While I appreciated their joy at the decorations, a comment was relayed that broke my pastoral heart. My wife was told that the church hadn’t looked so beautiful in many years. During one of the decorating days, we heard ladies in the church say that it was so refreshing to have a pastor and wife who cared about how the church looked, because the people were so used to doing it on their own.
Leadership means many things to many people. We lead through vision-casting, administration, calendar setting, ministry creation and development, staff and leadership meetings, facilitation of seminars and workshops, or even assigning a book to read as a team. I know a pastor in his early seventies who told a group of fellow pastors, “I still don’t know what leadership is.”
How many of us think to lead by caring?
If everything rises and falls on leadership (John Maxwell), then caring starts at the top, just as much as strength development, accountability, energy and effort. We must put some of those same strategies to work when it comes to caring.

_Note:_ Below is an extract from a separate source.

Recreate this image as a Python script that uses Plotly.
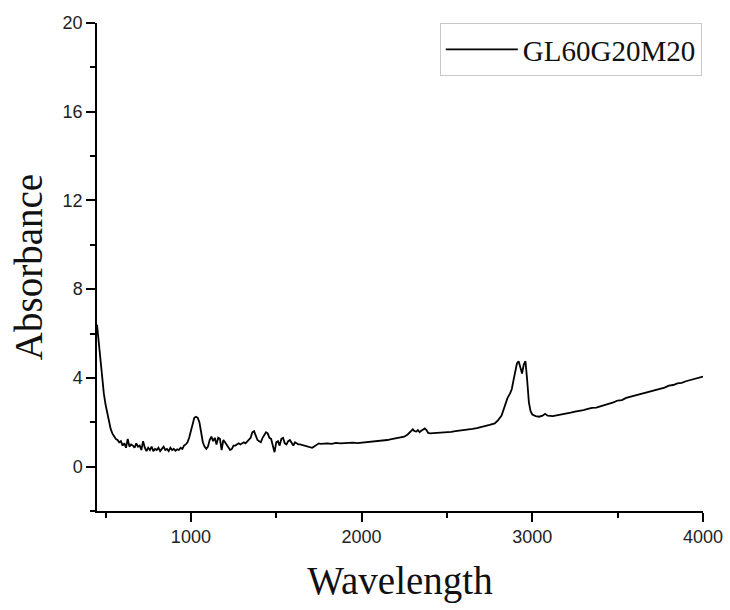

In larger churches, we tend to delegate and allow those who have the “gift” of church decorating and run with it. It could be a couple of people, or a whole team of those who are energized and fulfilled by decorating the church.
Eventually, though, someone is going to say, “I wonder what the pastor thinks.” Is this because of a culture of having to clear every act or idea in the church past the pastor’s desk? I don’t think so, though you should probably double-check to be on the safe side. People generally want to know that their pastor cares, at least a little bit, about what the church looks like.
The issue at hand comes down to the principle that what people see the pastor caring about, they will care about. If the pastor doesn’t care about something, the people will soon stop caring as well.
Let me give you one more example. In the first church I worked in, the pastor delegated to me, the youth pastor, to facilitate the Saturday evening prayer meeting. Within one month, he stopped attending the meetings. Within another month, everyone else stopped attending as well. If the pastor couldn’t show up for prayer meeting on Saturday night, why would anyone else bother to do so?
As pastors and leaders, it’s time to evaluate our own hearts. Do we care about enough aspects of church life? Don’t get bogged down by your big responsibilities, and don’t leave it to everyone else.
Show up to ministries. Take out the garbage. Put some paint on some unfinished windows. Go buy a wreath and lights, and don’t ask for a reimbursement. If you want church life to be important to your people, show that it is important to you.